2008-10-04 00:56:18 +02:00

3.8 KiB

Overview

GitX's Open Dialog When you open GitX for the first time, you will be greeted by an open dialog. In this dialog. you should select the Git repository you want to open. You can select either a directory containing a .git directory, or a .git directory itself. After doing this, you will be greeted by the default GitX view, which is the History View. The history view consists of two main parts. In the top part, there is an overview of all commits in your currently checked out branch. In the bottom part is a detail view that can show you more information about the selected commit.

The commit list

History View On the left side in the commit list you can see the branch lines. These show you how your history has diverged and merged. As newer commits are on top, two lines joining each other from the bottom is a merge. This way you see which branches were merged in without any effort.

On some commits, to the right of the branch lines you will find commit labels. These indicate references to these commits, for example branch heads and remote heads. Green labels indicate local branches. Blue labels indicate remote branches (it will be in the form of remote/branch). Yellow labels indicate tags.

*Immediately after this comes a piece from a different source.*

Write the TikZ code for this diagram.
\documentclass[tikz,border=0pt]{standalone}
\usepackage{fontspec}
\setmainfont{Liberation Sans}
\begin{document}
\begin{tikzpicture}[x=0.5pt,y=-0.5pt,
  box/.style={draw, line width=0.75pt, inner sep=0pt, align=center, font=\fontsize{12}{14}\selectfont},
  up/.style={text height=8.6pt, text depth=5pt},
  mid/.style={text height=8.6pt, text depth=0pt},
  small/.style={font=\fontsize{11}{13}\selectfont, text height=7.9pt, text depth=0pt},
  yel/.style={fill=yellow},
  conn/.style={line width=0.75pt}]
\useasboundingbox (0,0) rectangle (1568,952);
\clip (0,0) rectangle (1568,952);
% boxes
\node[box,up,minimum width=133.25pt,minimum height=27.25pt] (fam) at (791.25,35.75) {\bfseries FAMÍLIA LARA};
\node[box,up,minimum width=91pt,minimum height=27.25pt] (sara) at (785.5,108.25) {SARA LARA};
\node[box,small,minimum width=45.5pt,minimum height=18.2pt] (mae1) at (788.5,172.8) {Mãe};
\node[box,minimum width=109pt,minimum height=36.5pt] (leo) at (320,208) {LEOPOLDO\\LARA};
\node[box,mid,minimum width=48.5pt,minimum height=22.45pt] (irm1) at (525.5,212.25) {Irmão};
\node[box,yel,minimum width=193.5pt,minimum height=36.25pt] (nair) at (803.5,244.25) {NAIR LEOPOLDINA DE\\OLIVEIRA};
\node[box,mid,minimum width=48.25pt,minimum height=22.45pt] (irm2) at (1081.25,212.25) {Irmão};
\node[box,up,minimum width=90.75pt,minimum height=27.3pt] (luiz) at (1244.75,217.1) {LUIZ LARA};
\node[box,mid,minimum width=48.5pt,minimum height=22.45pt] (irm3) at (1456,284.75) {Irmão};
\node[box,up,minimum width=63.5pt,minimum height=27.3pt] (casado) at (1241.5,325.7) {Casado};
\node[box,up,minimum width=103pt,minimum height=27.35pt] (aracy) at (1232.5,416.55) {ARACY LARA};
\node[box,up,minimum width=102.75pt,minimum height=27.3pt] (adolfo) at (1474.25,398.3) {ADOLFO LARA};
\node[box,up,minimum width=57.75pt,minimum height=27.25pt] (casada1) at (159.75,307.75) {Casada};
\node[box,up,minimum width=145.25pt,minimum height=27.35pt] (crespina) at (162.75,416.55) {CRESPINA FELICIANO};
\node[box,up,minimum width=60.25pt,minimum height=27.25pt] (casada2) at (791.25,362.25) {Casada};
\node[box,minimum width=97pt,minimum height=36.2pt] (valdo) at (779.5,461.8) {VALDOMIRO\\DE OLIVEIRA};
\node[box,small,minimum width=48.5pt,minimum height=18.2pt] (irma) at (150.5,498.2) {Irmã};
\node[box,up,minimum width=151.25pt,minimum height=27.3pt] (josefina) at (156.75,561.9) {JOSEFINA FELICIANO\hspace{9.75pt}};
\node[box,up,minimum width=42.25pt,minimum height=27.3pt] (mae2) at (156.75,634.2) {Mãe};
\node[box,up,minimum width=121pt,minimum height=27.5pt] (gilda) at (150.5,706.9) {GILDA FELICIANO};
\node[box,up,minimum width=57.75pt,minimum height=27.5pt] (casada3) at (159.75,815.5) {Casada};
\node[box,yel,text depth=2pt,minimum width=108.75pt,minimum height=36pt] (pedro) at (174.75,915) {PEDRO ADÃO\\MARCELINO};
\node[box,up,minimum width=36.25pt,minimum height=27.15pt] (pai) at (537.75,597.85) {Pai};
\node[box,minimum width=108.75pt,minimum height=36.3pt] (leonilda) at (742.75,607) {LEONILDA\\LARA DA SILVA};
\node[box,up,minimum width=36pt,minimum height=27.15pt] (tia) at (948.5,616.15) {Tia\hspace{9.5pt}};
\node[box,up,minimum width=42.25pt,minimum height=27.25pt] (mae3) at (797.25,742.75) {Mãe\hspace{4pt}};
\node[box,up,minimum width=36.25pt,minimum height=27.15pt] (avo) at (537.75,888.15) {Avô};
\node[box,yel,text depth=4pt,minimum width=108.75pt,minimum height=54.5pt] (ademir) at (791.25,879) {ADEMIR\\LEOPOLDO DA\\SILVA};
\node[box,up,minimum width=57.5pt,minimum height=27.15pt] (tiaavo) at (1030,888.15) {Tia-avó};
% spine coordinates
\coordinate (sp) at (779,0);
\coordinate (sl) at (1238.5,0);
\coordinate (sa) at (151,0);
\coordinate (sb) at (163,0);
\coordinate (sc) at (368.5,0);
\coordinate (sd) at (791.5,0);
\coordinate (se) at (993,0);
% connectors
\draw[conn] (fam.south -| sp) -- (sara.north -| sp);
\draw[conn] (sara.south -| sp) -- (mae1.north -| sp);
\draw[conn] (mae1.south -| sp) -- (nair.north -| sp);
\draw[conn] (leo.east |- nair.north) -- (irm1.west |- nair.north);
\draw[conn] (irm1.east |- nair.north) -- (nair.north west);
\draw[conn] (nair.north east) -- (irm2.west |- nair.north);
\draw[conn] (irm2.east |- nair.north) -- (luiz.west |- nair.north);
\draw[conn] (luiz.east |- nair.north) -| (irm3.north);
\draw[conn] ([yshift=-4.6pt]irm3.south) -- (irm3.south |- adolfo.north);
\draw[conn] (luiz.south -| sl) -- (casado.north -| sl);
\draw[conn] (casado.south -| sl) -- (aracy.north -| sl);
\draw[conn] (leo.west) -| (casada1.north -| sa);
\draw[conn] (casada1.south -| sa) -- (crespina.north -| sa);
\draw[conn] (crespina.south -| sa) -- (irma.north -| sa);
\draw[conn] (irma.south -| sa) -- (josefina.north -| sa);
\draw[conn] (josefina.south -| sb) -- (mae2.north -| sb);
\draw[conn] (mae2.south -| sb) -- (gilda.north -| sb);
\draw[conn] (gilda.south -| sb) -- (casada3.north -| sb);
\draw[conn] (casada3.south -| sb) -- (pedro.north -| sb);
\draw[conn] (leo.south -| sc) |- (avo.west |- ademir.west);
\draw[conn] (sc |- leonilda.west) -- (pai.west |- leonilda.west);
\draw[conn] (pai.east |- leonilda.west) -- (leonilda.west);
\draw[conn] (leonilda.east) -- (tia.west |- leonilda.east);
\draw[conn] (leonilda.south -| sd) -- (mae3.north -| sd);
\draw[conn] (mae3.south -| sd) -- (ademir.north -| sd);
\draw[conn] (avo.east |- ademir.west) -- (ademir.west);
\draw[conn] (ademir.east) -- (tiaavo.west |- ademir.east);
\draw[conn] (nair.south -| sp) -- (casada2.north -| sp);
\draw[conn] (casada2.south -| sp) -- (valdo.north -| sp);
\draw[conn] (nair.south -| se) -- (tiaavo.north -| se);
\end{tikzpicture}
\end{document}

There are three columns, the first showing the commit subject (which is the top line of your commit message), the second the author name and the third the commit date. You can sort on any of these columns. However, if you sort the branch lines will disappear. If you click three times on a row, the sorting will be cancelled and the original overview will be restored, including the branch lines.

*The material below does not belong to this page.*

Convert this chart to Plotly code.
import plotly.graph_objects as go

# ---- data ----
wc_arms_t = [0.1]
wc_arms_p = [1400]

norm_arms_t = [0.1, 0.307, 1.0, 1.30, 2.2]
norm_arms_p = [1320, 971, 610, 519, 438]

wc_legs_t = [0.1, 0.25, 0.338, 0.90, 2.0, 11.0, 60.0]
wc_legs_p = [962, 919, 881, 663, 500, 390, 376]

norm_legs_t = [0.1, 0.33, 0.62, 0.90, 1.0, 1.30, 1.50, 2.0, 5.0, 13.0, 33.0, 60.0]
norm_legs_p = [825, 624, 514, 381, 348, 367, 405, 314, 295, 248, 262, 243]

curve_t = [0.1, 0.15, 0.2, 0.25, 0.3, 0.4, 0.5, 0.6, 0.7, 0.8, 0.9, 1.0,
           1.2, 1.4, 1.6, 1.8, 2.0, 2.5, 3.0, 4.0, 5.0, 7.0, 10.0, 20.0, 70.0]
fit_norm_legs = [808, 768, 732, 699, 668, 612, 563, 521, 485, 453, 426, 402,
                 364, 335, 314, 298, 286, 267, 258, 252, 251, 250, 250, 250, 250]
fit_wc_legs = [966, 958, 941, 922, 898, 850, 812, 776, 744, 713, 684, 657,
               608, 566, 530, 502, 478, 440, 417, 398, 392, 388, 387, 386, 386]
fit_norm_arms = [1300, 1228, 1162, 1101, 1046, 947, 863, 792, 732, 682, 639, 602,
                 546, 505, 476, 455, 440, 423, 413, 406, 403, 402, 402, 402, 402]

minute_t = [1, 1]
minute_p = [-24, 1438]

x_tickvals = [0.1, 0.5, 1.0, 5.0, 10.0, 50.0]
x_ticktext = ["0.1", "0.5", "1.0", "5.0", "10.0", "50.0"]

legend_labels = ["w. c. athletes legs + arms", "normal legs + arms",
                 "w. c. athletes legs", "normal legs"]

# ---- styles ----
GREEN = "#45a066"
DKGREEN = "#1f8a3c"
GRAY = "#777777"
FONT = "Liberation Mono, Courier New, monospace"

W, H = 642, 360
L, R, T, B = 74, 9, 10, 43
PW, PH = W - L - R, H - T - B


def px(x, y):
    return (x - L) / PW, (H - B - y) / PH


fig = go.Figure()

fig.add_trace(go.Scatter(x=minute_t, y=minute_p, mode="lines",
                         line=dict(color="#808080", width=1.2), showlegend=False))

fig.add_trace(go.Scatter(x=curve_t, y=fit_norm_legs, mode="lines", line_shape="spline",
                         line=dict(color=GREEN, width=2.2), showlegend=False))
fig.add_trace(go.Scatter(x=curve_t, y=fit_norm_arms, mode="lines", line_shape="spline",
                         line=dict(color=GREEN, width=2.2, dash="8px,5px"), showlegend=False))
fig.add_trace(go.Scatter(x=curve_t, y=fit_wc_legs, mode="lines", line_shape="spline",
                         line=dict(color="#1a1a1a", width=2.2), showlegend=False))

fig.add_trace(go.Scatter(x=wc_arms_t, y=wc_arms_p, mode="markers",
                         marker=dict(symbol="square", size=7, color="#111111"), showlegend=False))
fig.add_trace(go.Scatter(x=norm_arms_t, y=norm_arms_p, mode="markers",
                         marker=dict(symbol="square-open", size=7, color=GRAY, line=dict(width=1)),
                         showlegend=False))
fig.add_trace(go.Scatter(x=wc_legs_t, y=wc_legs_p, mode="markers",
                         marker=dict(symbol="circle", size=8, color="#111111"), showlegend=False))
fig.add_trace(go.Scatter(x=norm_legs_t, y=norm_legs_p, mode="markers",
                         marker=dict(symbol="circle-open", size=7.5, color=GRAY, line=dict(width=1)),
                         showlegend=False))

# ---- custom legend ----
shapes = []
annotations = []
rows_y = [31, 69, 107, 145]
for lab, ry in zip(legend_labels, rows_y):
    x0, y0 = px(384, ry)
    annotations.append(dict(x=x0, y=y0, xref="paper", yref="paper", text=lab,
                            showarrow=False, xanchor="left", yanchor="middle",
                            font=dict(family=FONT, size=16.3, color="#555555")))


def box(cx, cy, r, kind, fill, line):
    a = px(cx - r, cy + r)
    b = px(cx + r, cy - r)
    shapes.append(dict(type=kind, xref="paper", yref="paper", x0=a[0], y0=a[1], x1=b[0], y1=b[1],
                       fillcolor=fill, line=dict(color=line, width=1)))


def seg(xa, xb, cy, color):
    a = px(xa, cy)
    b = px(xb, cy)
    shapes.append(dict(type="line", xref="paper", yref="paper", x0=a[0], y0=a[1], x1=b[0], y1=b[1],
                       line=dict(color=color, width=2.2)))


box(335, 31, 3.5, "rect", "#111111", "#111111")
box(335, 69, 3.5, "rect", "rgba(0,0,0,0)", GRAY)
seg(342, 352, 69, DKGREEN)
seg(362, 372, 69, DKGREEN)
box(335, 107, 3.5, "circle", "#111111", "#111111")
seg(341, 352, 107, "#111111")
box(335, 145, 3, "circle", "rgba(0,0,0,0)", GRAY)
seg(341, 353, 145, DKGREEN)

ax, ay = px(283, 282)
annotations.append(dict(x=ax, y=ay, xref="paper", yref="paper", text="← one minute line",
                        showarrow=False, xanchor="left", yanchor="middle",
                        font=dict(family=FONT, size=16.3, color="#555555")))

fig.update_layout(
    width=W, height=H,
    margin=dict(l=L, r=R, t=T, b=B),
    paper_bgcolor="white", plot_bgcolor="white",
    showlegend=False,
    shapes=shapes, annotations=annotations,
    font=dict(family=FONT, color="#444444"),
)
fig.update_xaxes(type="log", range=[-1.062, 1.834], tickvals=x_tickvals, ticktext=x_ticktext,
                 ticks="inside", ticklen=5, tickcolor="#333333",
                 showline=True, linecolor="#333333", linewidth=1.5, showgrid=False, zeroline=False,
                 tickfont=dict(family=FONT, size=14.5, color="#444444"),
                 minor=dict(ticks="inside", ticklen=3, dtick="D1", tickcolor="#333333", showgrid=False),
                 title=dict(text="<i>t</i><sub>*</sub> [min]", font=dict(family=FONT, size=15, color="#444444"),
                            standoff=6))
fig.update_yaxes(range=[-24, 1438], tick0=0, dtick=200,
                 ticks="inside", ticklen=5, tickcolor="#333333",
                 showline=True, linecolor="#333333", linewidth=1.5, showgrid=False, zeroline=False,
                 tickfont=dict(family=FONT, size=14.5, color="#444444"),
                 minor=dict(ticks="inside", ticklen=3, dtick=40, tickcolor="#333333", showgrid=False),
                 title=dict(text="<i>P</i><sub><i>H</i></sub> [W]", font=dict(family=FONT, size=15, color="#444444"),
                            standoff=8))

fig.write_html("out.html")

In the top right you will also find the search bar. Here you can search on subject, author or hash. If you do this, the branch lines will also disappear.

The detail view

The detail switch controller In the bottom part of the history view, you can see the detail view. This part changes every time you select another commit. The detail view can switch between three different parts using the detail switch controller. The first one shows information about the current commit in a nice markup and will probably be the view you use most. In this mode, you can see a pretty diff of the commit, and information such as the parent hashes and the author's email address.

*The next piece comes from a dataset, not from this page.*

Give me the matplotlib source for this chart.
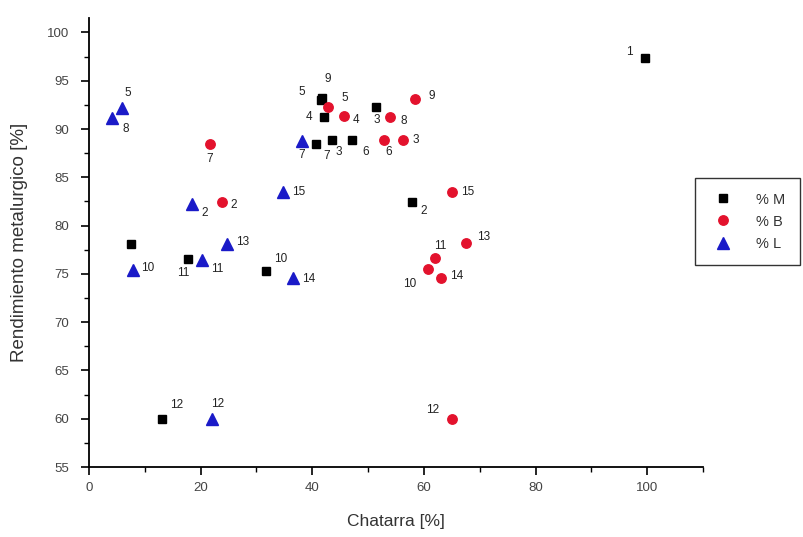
import matplotlib
matplotlib.use("Agg")
import matplotlib.pyplot as plt
from matplotlib.ticker import MultipleLocator

plt.rcParams['font.family'] = ['Liberation Sans', 'DejaVu Sans']

# ---- data ----
m_x = [99.6, 57.9, 43.6, 51.5, 42.1, 41.6, 47.1, 40.7, 41.8, 31.7, 17.8, 13.1, 7.6]
m_y = [97.4, 82.4, 88.9, 92.3, 91.2, 93.0, 88.9, 88.5, 93.2, 75.3, 76.5, 60.0, 78.1]
m_lab = ["1", "2", "3", "3", "4", "5", "6", "7", "9", "10", "11", "12", ""]

b_x = [23.8, 56.3, 45.6, 42.9, 52.9, 21.7, 54.0, 58.4, 60.7, 62.0, 65.0, 67.6, 63.1, 65.0]
b_y = [82.4, 88.9, 91.3, 92.3, 88.9, 88.4, 91.2, 93.1, 75.5, 76.6, 60.0, 78.2, 74.6, 83.5]
b_lab = ["2", "3", "4", "5", "6", "7", "8", "9", "10", "11", "12", "13", "14", "15"]

l_x = [18.5, 5.9, 38.1, 4.2, 7.8, 20.2, 22.0, 24.7, 36.5, 34.8]
l_y = [82.2, 92.2, 88.8, 91.1, 75.4, 76.4, 60.0, 78.1, 74.6, 83.5]
l_lab = ["2", "5", "7", "8", "10", "11", "12", "13", "14", "15"]

series_names = ["% M", "% B", "% L"]
x_ticks = [0, 20, 40, 60, 80, 100]
y_ticks = [55, 60, 65, 70, 75, 80, 85, 90, 95, 100]

# label offsets in pixels (dx right, dy up), styling only
m_off = [(-12, 6), (8, -9), (6, -12), (0, -13), (-12, 0), (-16, 8), (10, -12), (7, -12), (5, 19), (8, 12), (-5, -14), (8, 14), (0, 0)]
b_off = [(9, -3), (9, 0), (9, -4), (13, 9), (4, -12), (0, -15), (10, -4), (14, 3), (-12, -15), (5, 12), (-13, 9), (11, 6), (9, 2), (9, 0)]
l_off = [(9, -9), (6, 15), (0, -14), (10, -11), (9, 2), (9, -9), (6, 15), (9, 2), (9, -1), (9, 0)]

fig = plt.figure(figsize=(8.04, 5.37), dpi=100)
ax = fig.add_axes([89/804, 1-467/537, (703-89)/804, (467-18)/537])

red = '#e3122d'
blue = '#1a1ac8'
ax.plot(m_x, m_y, 's', color='black', markersize=6.4, linestyle='none', label=series_names[0], zorder=3)
ax.plot(b_x, b_y, 'o', color=red, markersize=6.8, linestyle='none', label=series_names[1], zorder=3)
ax.plot(l_x, l_y, '^', color=blue, markersize=8.5, linestyle='none', label=series_names[2], zorder=3)

def annotate(xs, ys, labs, offs):
    for x, y, t, (dx, dy) in zip(xs, ys, labs, offs):
        if not t:
            continue
        ha = 'left' if dx > 6 else ('right' if dx < -6 else 'center')
        ax.annotate(t, (x, y), xytext=(dx, dy), textcoords='offset pixels',
                    ha=ha, va='center', fontsize=8.5, color='#222222', zorder=4)

annotate(m_x, m_y, m_lab, m_off)
annotate(b_x, b_y, b_lab, b_off)
annotate(l_x, l_y, l_lab, l_off)

ax.set_xlim(0, 110)
ax.set_ylim(55, 101.5)
ax.set_xticks(x_ticks)
ax.set_yticks(y_ticks)
ax.xaxis.set_minor_locator(MultipleLocator(10))
ax.yaxis.set_minor_locator(MultipleLocator(2.5))
for s in ['top', 'right']:
    ax.spines[s].set_visible(False)
for s in ['left', 'bottom']:
    ax.spines[s].set_linewidth(1.3)
ax.tick_params(which='major', direction='out', length=6, width=1.2, labelsize=9.5, labelcolor='#444444', pad=5)
ax.tick_params(axis='y', which='major', pad=8)
ax.tick_params(which='minor', direction='out', length=3.5, width=1.0)

ax.set_xlabel("Chatarra [%]", fontsize=12.5, color='#333333', labelpad=14)
ax.set_ylabel("Rendimiento metalurgico [%]", fontsize=13.5, color='#333333', labelpad=14)

leg = ax.legend(loc='upper left', bbox_to_anchor=(695/804, 1-178/537), bbox_transform=fig.transFigure,
                frameon=True, fancybox=False, edgecolor='black', fontsize=10.5, handletextpad=1.4,
                borderpad=1.0, labelspacing=0.55, borderaxespad=0, handlelength=1.8)
leg.get_frame().set_linewidth(1.0)
for t in leg.get_texts():
    t.set_color('#333333')

fig.savefig("out.png", dpi=100)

If you right-click on a Reference in this view, you can choose to remove them. Be careful with this, there is no undo option! Removing a ref. The diff view is created in such a way, that it is possible to select a part of the diff and copy and paste it, for example to paste it online and share it with someone. As this is such a common thing to do, GitX provides a way to do it automagically. If you click on the "paste online" link, GitX will try to upload your current commit as a git patch to gist.github.com. This will use your GitHub cookie from Safari if it has one -- otherwise it will create an anonymous gist. Because this patch is a proper git patch, others can then simply apply it using 'git am'. For example, if your Gistie id is 14667, someone else can run

curl gist.github.com/14667.txt | git am

to apply it to their own repository!

The second detailed view will show a raw commit text, much like 'git show --pretty=raw' would. The third detailed view is more interesting: it allows you to browse your repository as it was at that time point. This is also where the quicklook button in the bottom right comes in: pressing it while selecting a file that can be QuickLooked (an image, for example), will display it in the same way as the Finder's quicklook. GitX even imitates this behaviour by allowing you to press space to quicklook a file.